The final Federal Reserve meeting of 2025 marked a significant decision by the central bank with a quarter-point interest rate reduction. Speculation about this move was confirmed with the rates settling between 3.50% to 3.75%. This cut was a strategic adjustment from the year’s outset range of 4.25% to 4.50%. The economic implications of this decision might extend further, especially influencing projections for Social Security beneficiaries in the coming years.
Interest rate decisions by the Federal Reserve historically wield considerable economic influence. Reductions typically aim to stimulate economic activity, yet come with varied implications. Previously, during periods of high inflation, rate increases were used as a corrective measure. The current rate slash could signal a new phase of economic strategy, reflecting the central bank’s adaptation to evolving financial conditions.
Why Did the Fed Cut Interest Rates?
The recent rate cut was made after a 9-3 vote by Federal Reserve board members, reflecting a careful, albeit divided, approach.
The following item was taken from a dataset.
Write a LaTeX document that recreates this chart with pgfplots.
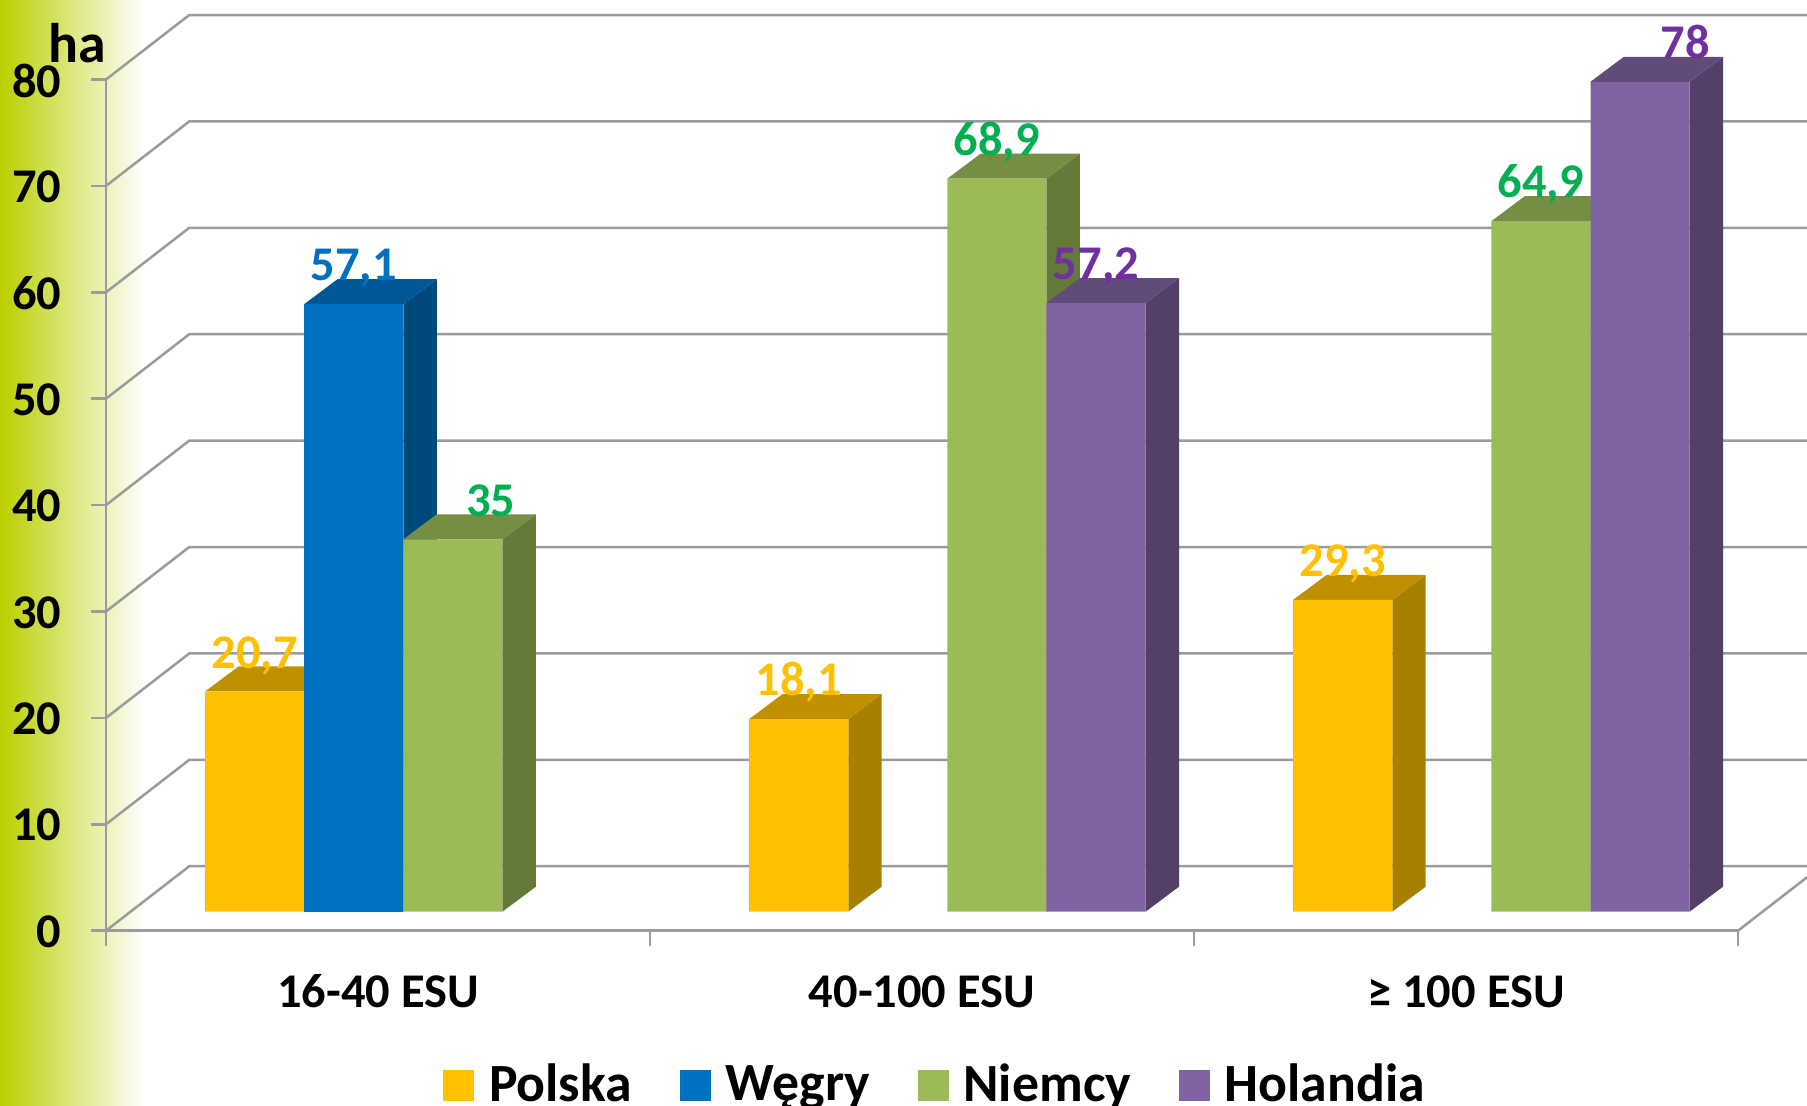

The Fed’s statement post-meeting emphasized the importance of assessing “incoming data, the evolving outlook, and the balance of risks.” This decision was further complicated by the absence of complete government data, partly due to a lengthy government shutdown earlier this year.
What Does This Mean for Social Security Recipients?
Retirees relying on Social Security might see a smaller increase in their Cost of Living Adjustment (COLA) due to this rate cut. Social Security benefits are influenced by the Consumer Price Index for Urban Wage Earners and Clerical Workers (CPI-W), which considers inflation rates. Lower inflation projections suggest a reduced COLA, leading to potential decreases in the usual benefit raises observed over previous years.
The possibility of a smaller COLA rise is a concern for Social Security recipients accustomed to larger increments. Projections for 2027 suggest a COLA between 2.3% and 2.6%, with the lower end marking the smallest increase since 2020. This would contrast sharply with the larger adjustments seen in recent years, such as the 8.7% increase in 2023.
Retirees are advised to anticipate these changes and adjust their financial planning accordingly. While the adjustment in benefits might be less than expected, indicating less pressure from inflation could provide some relief in terms of broader economic stability.
Monetary policy shifts highlight the Fed’s vigilance in maintaining economic balance. While these changes may call for adjustments in retiree expectations and financial planning, understanding the broader context of these decisions is crucial for individuals dependent on fixed incomes. Staying informed about potential changes in monetary policy helps anticipate their impact on Social Security benefits.